At the heart of the concerns is the so-called Philadelphi route, Gaza’s seven-mile-long southern border, which, since Israel’s withdrawal of soldiers and settlers last year, has seen unbridled arms smuggling from neighboring Egypt.

“When we left the Philadelphi route, I said that abandoning it was to open the gates of hell. We might have to find a way to retake it,” Industry and Trade Minister Eli Yishai said Sunday before the weekly Cabinet meeting.
The call was echoed by at least two other ministers. Already, Israeli forces are carrying out pinpoint missions at the border to uncover and destroy underground tunnels that provide the main conduit for Egyptian contraband.

In the southern Gaza town of Rafah, soldiers killed two gunmen Monday who tried to attack Israeli forces working to uncover arms-smuggling tunnels.

Israeli forces also killed at least seven Palestinians in the northern Gaza city of Beit Hanoun. Military sources said the fatalities were members of a Popular Resistance Committees rocket crew that was ambushed by commandos.
However, there is more at stake than the regular rocket barrages by Palestinian terrorists or the fate of an Israeli soldier, Cpl. Gilad Shalit, abducted to Gaza on June 25 in a cross-border raid.

Still recovering from the Lebanon war, Israel wants to stop Hamas and other Palestinian factions from adopting Hezbollah’s methods and turning Gaza into a second front against the Jewish state.

“We should prevent Hamas from replicating what happened with Hezbollah in Lebanon. This would have to take place in the coming days or weeks,” said Yom-Tov Samia, a retired Israeli major general who was called up for emergency reserve duty as deputy chief of military forces around Gaza.

Also of concern is Hamas’ threat of further kidnappings. Palestinian Authority Foreign Minister Mahmoud Zahar of Hamas told protesters in Gaza over the weekend, “We will abduct more soldiers if Israel does not release Palestinian prisoners.”

Samia called for Israel to retake the Philadelphi route and massively expand its buffer zone to enable a large-scale tunnel hunt. This almost certainly would entail razing Palestinian homes en masse along the frontier.
“There is no other way to control Philadelphi,” Samia told Army Radio. “We must simply go in there and stay there until peace and quiet reign for 25 straight years.”

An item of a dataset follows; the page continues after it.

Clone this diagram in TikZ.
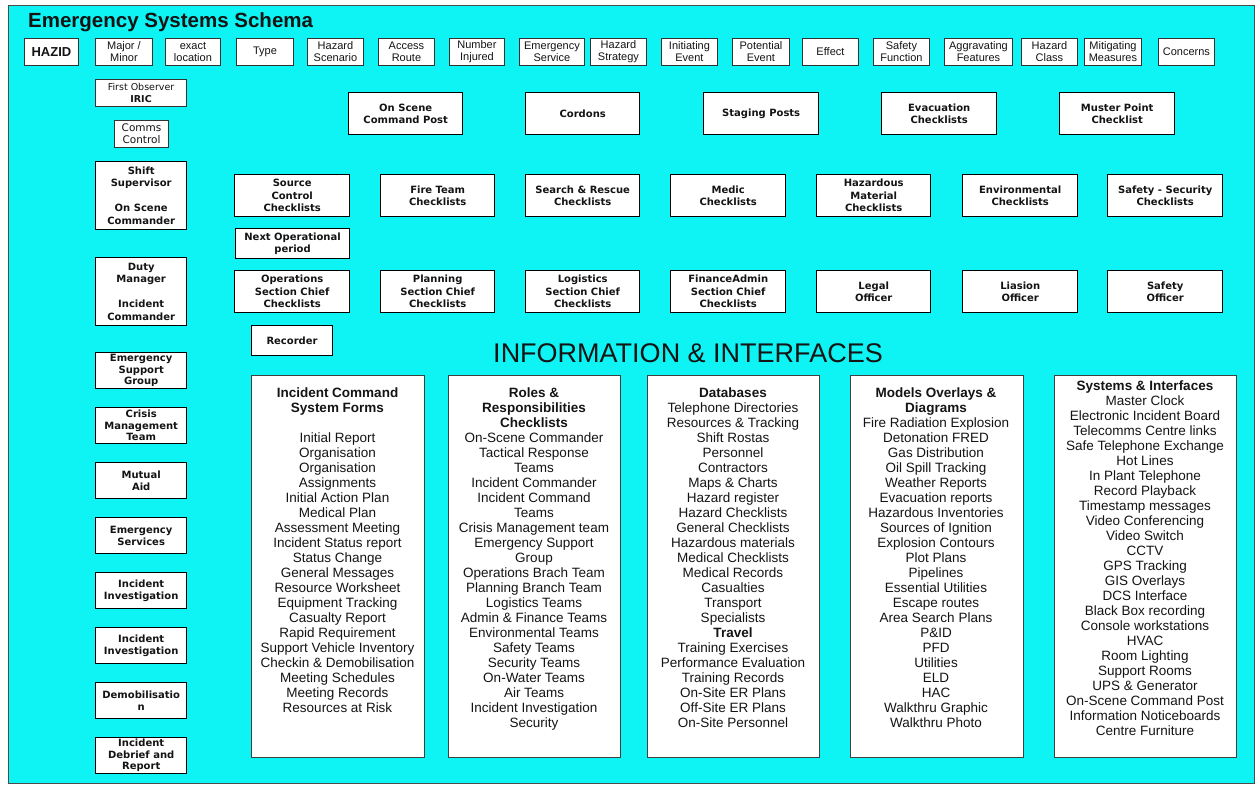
\documentclass[tikz,border=0pt]{standalone}
\usepackage{fontspec}
\setmainfont{Liberation Sans}
\newfontfamily\dv{DejaVu Sans}
\definecolor{bgc}{RGB}{14,244,244}
\definecolor{ink}{RGB}{20,20,20}
\setlength{\tabcolsep}{0pt}
\tikzset{
  hbox/.style={draw=black!80, line width=0.9pt, fill=white, inner sep=0pt, align=center, text=ink,
    font=\fontsize{11}{12}\selectfont},
  mbox/.style={draw=black, line width=1.4pt, fill=white, inner sep=0pt, align=center, text=ink,
    font=\dv\bfseries\fontsize{10}{12.5}\selectfont},
  tbox/.style={mbox, font=\dv\bfseries\fontsize{10}{11.5}\selectfont},
  rbox/.style={hbox, line width=1.1pt, font=\dv\fontsize{9.5}{12}\selectfont},
  ibox/.style={draw=black!75, line width=0.9pt, fill=white, inner sep=0pt},
  itext/.style={inner sep=0pt, text=ink, font=\fontsize{13.5}{15}\selectfont, anchor=base},
}
\newcommand\B[7]{\node[#1, minimum width={(#5)-(#3)}, minimum height={(#6)-(#4)}, anchor=north west] (#2) at (#3,#4) {#7};}
\newcommand\Lst[1]{\begin{tabular}[t]{c}#1\end{tabular}}
\begin{document}
\begin{tikzpicture}[x=1pt,y=-1pt]
\useasboundingbox (0,0) rectangle (1255,785);
\fill[white] (0,0) rectangle (1255,785);
\draw[fill=bgc, draw=black!70, line width=0.8pt] (8,5) rectangle (1254.5,783.5);
\node[anchor=base west, text=ink, inner sep=0pt, font=\bfseries\fontsize{20.5}{24}\selectfont] (title) at (28,27) {Emergency Systems Schema};
% top row
\B{hbox, font=\bfseries\fontsize{13}{14}\selectfont}{hazid}{24}{38}{78}{65}{HAZID}
\B{hbox}{major}{95}{38}{152}{65}{Major /\\Minor}
\B{hbox}{loc}{165}{38}{220}{65}{exact\\location}
\B{hbox}{type}{236}{38}{293}{65}{Type}
\B{hbox}{hscen}{307}{38}{363}{65}{Hazard\\Scenario}
\B{hbox}{access}{378}{38}{434}{65}{Access\\Route}
\B{hbox}{injured}{449}{38}{504}{65}{Number\\Injured}
\B{hbox}{emserv}{519}{38}{584}{65}{Emergency\\Service}
\B{hbox}{hstrat}{590}{38}{646}{65}{Hazard\\Strategy}
\B{hbox}{initev}{661}{38}{717}{65}{Initiating\\Event}
\B{hbox}{potev}{732}{38}{789}{65}{Potential\\Event}
\B{hbox}{effect}{802}{38}{858}{65}{Effect}
\B{hbox}{safefn}{873}{38}{929}{65}{Safety\\Function}
\B{hbox}{aggr}{944}{38}{1012}{65}{Aggravating\\Features}
\B{hbox}{hclass}{1021}{38}{1077}{65}{Hazard\\Class}
\B{hbox}{mitig}{1084}{38}{1141}{65}{Mitigating\\Measures}
\B{hbox}{concerns}{1158}{38}{1214}{65}{Concerns}
% left column
\B{rbox}{firstobs}{95}{79}{186}{106}{First Observer\\\textbf{IRIC}}
\B{rbox, font=\dv\fontsize{10.5}{12}\selectfont}{comms}{114}{120}{168}{147}{Comms\\Control}
\B{mbox}{shift}{95}{161}{186}{229}{Shift\\Supervisor\\[12.5pt]On Scene\\Commander}
\B{mbox}{duty}{95}{257}{186}{325}{Duty\\Manager\\[12.5pt]Incident\\Commander}
\B{tbox}{esg}{95}{352}{186}{388}{Emergency\\Support\\Group}
\B{tbox}{cmt}{95}{407}{186}{443}{Crisis\\Management\\Team}
\B{mbox}{mutual}{95}{462}{186}{498}{Mutual\\Aid}
\B{mbox}{emsvc}{95}{517}{186}{553}{Emergency\\Services}
\B{mbox}{inv1}{95}{572}{186}{608}{Incident\\Investigation}
\B{mbox}{inv2}{95}{627}{186}{663}{Incident\\Investigation}
\B{mbox}{demob}{95}{682}{186}{718}{Demobilisatio\\n}
\B{tbox}{debrief}{95}{737}{186}{773}{Incident\\Debrief and\\Report}
% row A
\B{mbox}{oscp}{348}{92}{462}{134}{On Scene\\Command Post}
\B{mbox}{cordons}{525}{92}{639}{134}{Cordons}
\B{mbox}{staging}{703}{92}{818}{134}{Staging Posts}
\B{mbox}{evac}{881}{92}{996}{134}{Evacuation\\Checklists}
\B{mbox}{muster}{1059}{92}{1174}{134}{Muster Point\\Checklist}
% row B
\B{mbox}{source}{234}{174}{349}{216}{Source\\Control\\Checklists}
\B{mbox}{fire}{380}{174}{494}{216}{Fire Team\\Checklists}
\B{mbox}{search}{525}{174}{639}{216}{Search \& Rescue\\Checklists}
\B{mbox}{medic}{670}{174}{785}{216}{Medic\\Checklists}
\B{mbox}{hazmat}{816}{174}{930}{216}{Hazardous\\Material\\Checklists}
\B{mbox}{env}{962}{174}{1077}{216}{Environmental\\Checklists}
\B{mbox}{safesec}{1107}{174}{1222}{216}{Safety - Security\\Checklists}
\B{mbox, line width=1.1pt}{nextop}{235}{228}{349}{258}{Next Operational\\period}
% row C
\B{mbox}{ops}{234}{270}{349}{312}{Operations\\Section Chief\\Checklists}
\B{mbox}{plan}{380}{270}{494}{312}{Planning\\Section Chief\\Checklists}
\B{mbox}{logi}{525}{270}{639}{312}{Logistics\\Section Chief\\Checklists}
\B{mbox}{fin}{670}{270}{785}{312}{FinanceAdmin\\Section Chief\\Checklists}
\B{mbox}{legal}{816}{270}{930}{312}{Legal\\Officer}
\B{mbox}{liaison}{962}{270}{1077}{312}{Liasion\\Officer}
\B{mbox}{safeoff}{1107}{270}{1222}{312}{Safety\\Officer}
\B{mbox, line width=1.1pt}{recorder}{251}{325}{332}{355}{Recorder}
% heading
\node[anchor=base, text=ink, inner sep=0pt, font=\fontsize{27}{30}\selectfont] (info) at (688,362) {INFORMATION \& INTERFACES};
% info boxes
\B{ibox}{ib1}{251}{375}{424}{757}{}
\B{ibox}{ib2}{448}{375}{620}{757}{}
\B{ibox}{ib3}{647}{375}{819}{757}{}
\B{ibox}{ib4}{850}{375}{1023}{757}{}
\B{ibox}{ib5}{1054}{375}{1236}{757}{}
\node[itext] (t1) at (337.5,397) {\Lst{\textbf{Incident Command}\\\textbf{System Forms}\\[15pt]Initial Report\\Organisation\\Organisation\\Assignments\\Initial Action Plan\\Medical Plan\\Assessment Meeting\\Incident Status report\\Status Change\\General Messages\\Resource Worksheet\\Equipment Tracking\\Casualty Report\\Rapid Requirement\\Support Vehicle Inventory\\Checkin \& Demobilisation\\Meeting Schedules\\Meeting Records\\Resources at Risk}};
\node[itext] (t2) at (534,397) {\Lst{\textbf{Roles \&}\\\textbf{Responsibilities}\\\textbf{Checklists}\\On-Scene Commander\\Tactical Response\\Teams\\Incident Commander\\Incident Command\\Teams\\Crisis Management team\\Emergency Support\\Group\\Operations Brach Team\\Planning Branch Team\\Logistics Teams\\Admin \& Finance Teams\\Environmental Teams\\Safety Teams\\Security Teams\\On-Water Teams\\Air Teams\\Incident Investigation\\Security}};
\node[itext] (t3) at (733,397) {\Lst{\textbf{Databases}\\Telephone Directories\\Resources \& Tracking\\Shift Rostas\\Personnel\\Contractors\\Maps \& Charts\\Hazard register\\Hazard Checklists\\General Checklists\\Hazardous materials\\Medical Checklists\\Medical Records\\Casualties\\Transport\\Specialists\\\textbf{Travel}\\Training Exercises\\Performance Evaluation\\Training Records\\On-Site ER Plans\\Off-Site ER Plans\\On-Site Personnel}};
\node[itext] (t4) at (936,397) {\Lst{\textbf{Models Overlays \&}\\\textbf{Diagrams}\\Fire Radiation Explosion\\Detonation FRED\\Gas Distribution\\Oil Spill Tracking\\Weather Reports\\Evacuation reports\\Hazardous Inventories\\Sources of Ignition\\Explosion Contours\\Plot Plans\\Pipelines\\Essential Utilities\\Escape routes\\Area Search Plans\\P\&ID\\PFD\\Utilities\\ELD\\HAC\\Walkthru Graphic\\Walkthru Photo}};
\node[itext] (t5) at (1145,390) {\Lst{\textbf{Systems \& Interfaces}\\Master Clock\\Electronic Incident Board\\Telecomms Centre links\\Safe Telephone Exchange\\Hot Lines\\In Plant Telephone\\Record Playback\\Timestamp messages\\Video Conferencing\\Video Switch\\CCTV\\GPS Tracking\\GIS Overlays\\DCS Interface\\Black Box recording\\Console workstations\\HVAC\\Room Lighting\\Support Rooms\\UPS \& Generator\\On-Scene Command Post\\Information Noticeboards\\Centre Furniture}};
\end{tikzpicture}
\end{document}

It’s unclear whether Prime Minister Ehud Olmert is in a position to order such sweeping moves. Israelis remember Olmert as the most vocal champion of the Gaza withdrawal, which was masterminded by his predecessor, Ariel Sharon.
Since the Lebanon war, however, Olmert has made no secret of having to revise his diplomatic vision. With right-wing parties such as Yisrael Beiteinu expected to join the coalition government, the prime minister may have an extra incentive to crack down in Gaza. An alliance with Yisrael Beiteinu was formalized Monday and the Cabinet will vote on it Wednesday. Lieberman would become minister of strategic affairs, a new portfolio dealing primarily with the Iranian nuclear threat.

Political sources said Olmert likely would convene his Security Cabinet Tuesday or Wednesday to decide about a major Philadelphi operation. But few expect Olmert to initiate such an operation before his trip next month to the United States, which will include consultations with President Bush and an appearance at the United Jewish Communities’ 75th General Assembly in Los Angeles.

Then again, the timing may be hijacked by the Palestinians.

“The decision to embark on an operation will be made in Israel an hour after a Kassam kills two small children in Sderot,” Nahum Barnea wrote in Yediot Achronot.

Sderot is an Israeli town just outside Gaza’s border that has been hit repeatedly by Palestinian rockets.